Wholesale VoIP pricing typically runs $0.004–$0.015 per minute for standard domestic routes, while retail customers pay $25–$150 monthly for business plans. Understanding this gap is critical if you're reselling VoIP services or building a telecom business—your margin depends on how you position yourself in the supply chain. This guide breaks down wholesale-to-retail pricing dynamics so you can price competitively and protect your bottom line.
The Wholesale VoIP Pricing Model
Wholesale providers sell termination capacity and DIDs (Direct Inward Dials) at the lowest rate tiers. You're buying in bulk—typically committing to monthly minimums of $500–$5,000 depending on the provider—and accepting longer contract terms (12–24 months).
What you're buying:
- Termination rates (per-minute charges for outbound calls): $0.004–$0.010 for standard US routes
- Premium or international routes: $0.008–$0.025+ per minute
- DID blocks (100–1,000 numbers): $0.50–$2.00 per DID per month
- Setup fees: $250–$1,500 for account activation and porting
Wholesale margins are razor-thin by design. Major wholesalers like Bandwidth, Twilio, and VoiceStream compete on volume and reliability, not profit per transaction. If you're buying at wholesale rates, your survival depends on moving high call volume or stacking multiple revenue streams.
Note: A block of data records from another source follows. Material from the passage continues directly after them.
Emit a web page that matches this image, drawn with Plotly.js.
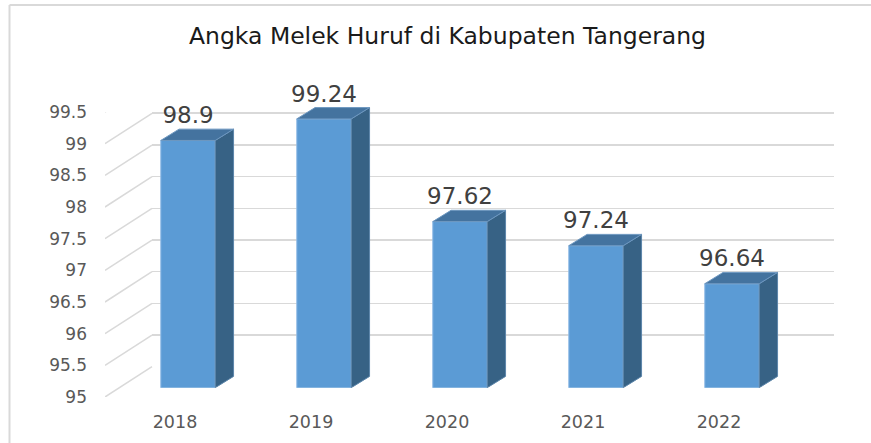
<!DOCTYPE html>
<html>
<head>
<meta charset="utf-8">
<script src="https://cdn.plot.ly/plotly-3.0.1.min.js"></script>
<style>html,body{margin:0;padding:0;background:#fff}#c{width:871px;height:443px}</style>
</head>
<body>
<div id="c"></div>
<script>
const years = ["2018", "2019", "2020", "2021", "2022"];
const values = [98.9, 99.24, 97.62, 97.24, 96.64];
const valueLabels = ["98.9", "99.24", "97.62", "97.24", "96.64"];
const tickValues = [95, 95.5, 96, 96.5, 97, 97.5, 98, 98.5, 99, 99.5];
const tickLabels = ["95", "95.5", "96", "96.5", "97", "97.5", "98", "98.5", "99", "99.5"];

const W = 871, H = 443;
const slot = 136, firstCenter = 188, barWidthPx = 54.5, unit = 63.4;
const barBase = 387.7, depthX = 18.3, depthY = 11.3;
const fx = px => px / W, fy = px => 1 - px / H;
const index = years.map((_, i) => i);
const w = barWidthPx / slot, dx = depthX / slot, dy = depthY / unit;
const base = tickValues[0];

function polys(corners) {
  const xs = [], ys = [];
  index.forEach(i => {
    corners(i, values[i]).forEach(p => { xs.push(p[0]); ys.push(p[1]); });
    xs.push(null); ys.push(null);
  });
  return {x: xs, y: ys};
}
const side = polys((i, v) => [[i + w/2, base], [i + w/2 + dx, base + dy], [i + w/2 + dx, v + dy], [i + w/2, v], [i + w/2, base]]);
const top_ = polys((i, v) => [[i - w/2, v], [i + w/2, v], [i + w/2 + dx, v + dy], [i - w/2 + dx, v + dy], [i - w/2, v]]);

const leftX = (105 - firstCenter) / slot, backX = (152 - firstCenter) / slot;
const diagX = [], diagY = [];
tickValues.forEach(v => { diagX.push(leftX, backX, null); diagY.push(v, v + 30.3 / 63.3, null); });

const traces = [
  {type: "scatter", mode: "lines", x: [0], y: [null], xaxis: "x", yaxis: "y", showlegend: false, hoverinfo: "skip"},
  {type: "bar", x: index, y: values, width: w, xaxis: "x2", yaxis: "y2", showlegend: false,
   marker: {color: "#5b9bd5", line: {color: "#93bde6", width: 1}}},
  {type: "scatter", mode: "lines", x: side.x, y: side.y, xaxis: "x2", yaxis: "y2", fill: "toself", fillcolor: "#376285",
   line: {color: "#5d86aa", width: 1}, showlegend: false, hoverinfo: "skip"},
  {type: "scatter", mode: "lines", x: top_.x, y: top_.y, xaxis: "x2", yaxis: "y2", fill: "toself", fillcolor: "#44739f",
   line: {color: "#6d97c0", width: 1}, showlegend: false, hoverinfo: "skip"},
  {type: "scatter", mode: "text", x: index, y: values.map(v => v + 23 / unit), text: valueLabels, textposition: "middle center",
   textfont: {family: "DejaVu Sans", size: 23, color: "#404040"}, xaxis: "x2", yaxis: "y2", showlegend: false, cliponaxis: false, hoverinfo: "skip"},
  {type: "scatter", mode: "lines", x: diagX, y: diagY, xaxis: "x2", yaxis: "y3", line: {color: "#d9d9d9", width: 1.5},
   showlegend: false, cliponaxis: false, hoverinfo: "skip"}
];

const layout = {
  width: W, height: H, margin: {l: 0, r: 0, t: 0, b: 0, pad: 0},
  paper_bgcolor: "#ffffff", plot_bgcolor: "rgba(0,0,0,0)", showlegend: false, bargap: 0,
  title: {text: "Angka Melek Huruf di Kabupaten Tangerang", x: 447.5 / W, xanchor: "center", y: fy(36), yanchor: "middle",
          font: {family: "DejaVu Sans", size: 23.5, color: "#1a1a1a"}},
  // back wall: gridlines, and the category labels
  xaxis: {domain: [fx(152), fx(834)], range: [(152 - 175) / slot, (834 - 175) / slot], anchor: "free", position: fy(409),
          side: "bottom", showgrid: false, zeroline: false, showline: false, ticks: "",
          tickmode: "array", tickvals: index, ticktext: years, tickfont: {family: "DejaVu Sans", size: 17.5, color: "#595959"}, fixedrange: true},
  yaxis: {domain: [fy(366.7), fy(81.5)], range: [95, 99.5], anchor: "x", showgrid: true, gridcolor: "#d9d9d9", gridwidth: 1.5,
          zeroline: false, showline: false, ticks: "", showticklabels: false, tickmode: "array", tickvals: tickValues, fixedrange: true},
  // front plane: the bars
  xaxis2: {domain: [fx(105), fx(834)], range: [(105 - firstCenter) / slot, (834 - firstCenter) / slot], anchor: "y2", visible: false, fixedrange: true},
  yaxis2: {domain: [fy(barBase), fy(60)], range: [base, base + (barBase - 60) / unit], anchor: "x2", visible: false, fixedrange: true},
  // left edge: value labels and the floor ticks
  yaxis3: {domain: [fy(397), fy(112)], range: [95, 99.5], anchor: "free", position: fx(87), side: "left", showgrid: false, zeroline: false,
           showline: false, ticks: "", tickmode: "array", tickvals: tickValues, ticktext: tickLabels,
           tickfont: {family: "DejaVu Sans", size: 17, color: "#595959"}, fixedrange: true},
  shapes: [
    {type: "line", xref: "paper", yref: "paper", x0: fx(9.5), x1: fx(871), y0: fy(5), y1: fy(5), line: {color: "#d9d9d9", width: 2}},
    {type: "line", xref: "paper", yref: "paper", x0: fx(9.5), x1: fx(9.5), y0: fy(5), y1: fy(443), line: {color: "#d9d9d9", width: 2}}
  ]
};
Plotly.newPlot("c", traces, layout, {displayModeBar: false, staticPlot: true});
</script>
</body>
</html>
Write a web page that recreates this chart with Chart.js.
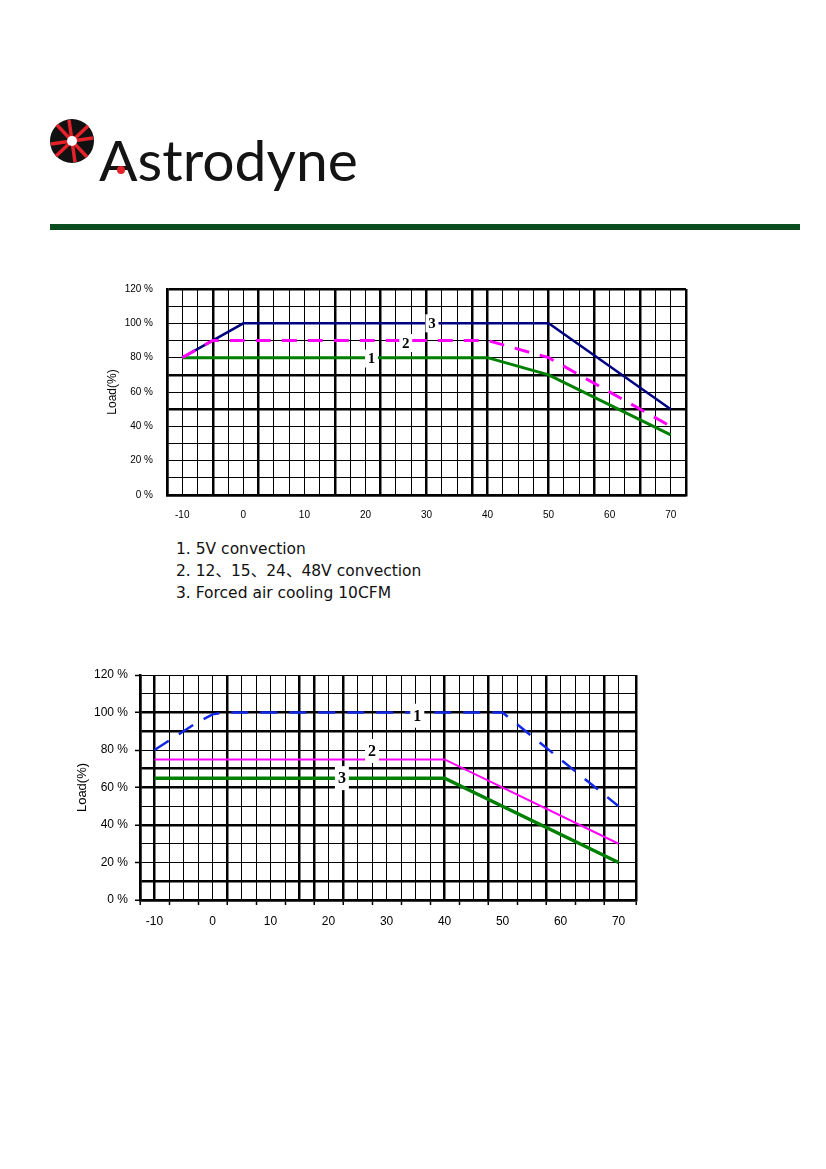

Retail Pricing and What Customers Pay
Retail VoIP plans target small businesses and typically bundle unlimited minutes, features, and support into fixed monthly fees.
Typical retail pricing:
- Basic plans (1–5 users): $25–$45/month per user
- Mid-market plans (6–25 users): $45–$75/month per user
- Enterprise plans (26+ users): $60–$100+/month per user
- Add-ons (call recording, IVR, analytics): $5–$25/month per feature
Retail customers don't see per-minute costs; they see flat fees, user seats, and feature bundles. This model lets you position pricing around pain points—"unlimited local calls," "crystal-clear international calling," or "included compliance recording"—rather than raw minutes consumed.
Calculating Your Actual Margin
Here's where it gets real. If you're reselling VoIP services, you're sandwiched between wholesale and retail. Your margin = (Revenue from customer) − (Cost of wholesale service) − (Support, admin, payment processing).
Example calculation:
- You sell a 10-user plan at $50/user/month = $500 revenue
- Your wholesale carrier charges you $0.007/minute for termination
- Average business uses ~200 minutes/user/month = 2,000 total minutes
- Wholesale cost: 2,000 × $0.007 = $14
- Platform/infrastructure cost: ~$50/month (shared across accounts)
- Support labor (allocated): ~$30/month
- Total cost per account: ~$94
- Gross margin: $500 − $94 = $406, or 81%
This looks great until you factor in churn (typical 5–8% monthly), failed sales, and customers who demand features you didn't price in. Realistic operating margin for retail VoIP resellers: 20–40% after all costs.
Strategic Positioning
Narrow your focus. Competing on price alone against Vonage and Google Voice is suicide. Successful VoIP resellers own a vertical: dentists, legal firms, construction companies, or remote-first SaaS teams. You customize call routing, compliance features, and integrations for that segment and charge accordingly.
Bundle and differentiate. Pair VoIP with backup broadband, cybersecurity monitoring, or managed phone support. This increases perceived value and justifies retail margins of 35–50%.
Leverage data. Track which features your customers use most (usually call recording, analytics, and mobile integration). Use that to upsell and reduce churn.
Getting Found and Scaling
Listing your VoIP services on Mercoly connects you with buyers actively looking for solutions, helping you win leads and close deals faster—especially critical when you're competing on service quality, not just price.
Frequently Asked Questions
Q: How much should I mark up wholesale rates to stay competitive? A: Aim for 3–5x markup on per-minute rates. If your wholesale termination is $0.008/minute, retail per-minute equivalents should land around $0.035–$0.040 before bundling into flat-fee plans.
Q: What's a realistic customer acquisition cost in VoIP reselling? A: Expect $150–$400 per acquired customer depending on your channel (cold outreach, referrals, Mercoly listings). If your gross margin per customer is $400/year, CAC should not exceed 30–40% of annual revenue.
Q: Should I offer month-to-month billing to reduce churn? A: Yes, but charge 15–20% more. Month-to-month monthly pricing offsets higher churn and gives price-sensitive customers a lower barrier to entry.
Start mapping your pricing model today and test it against your target customer segment.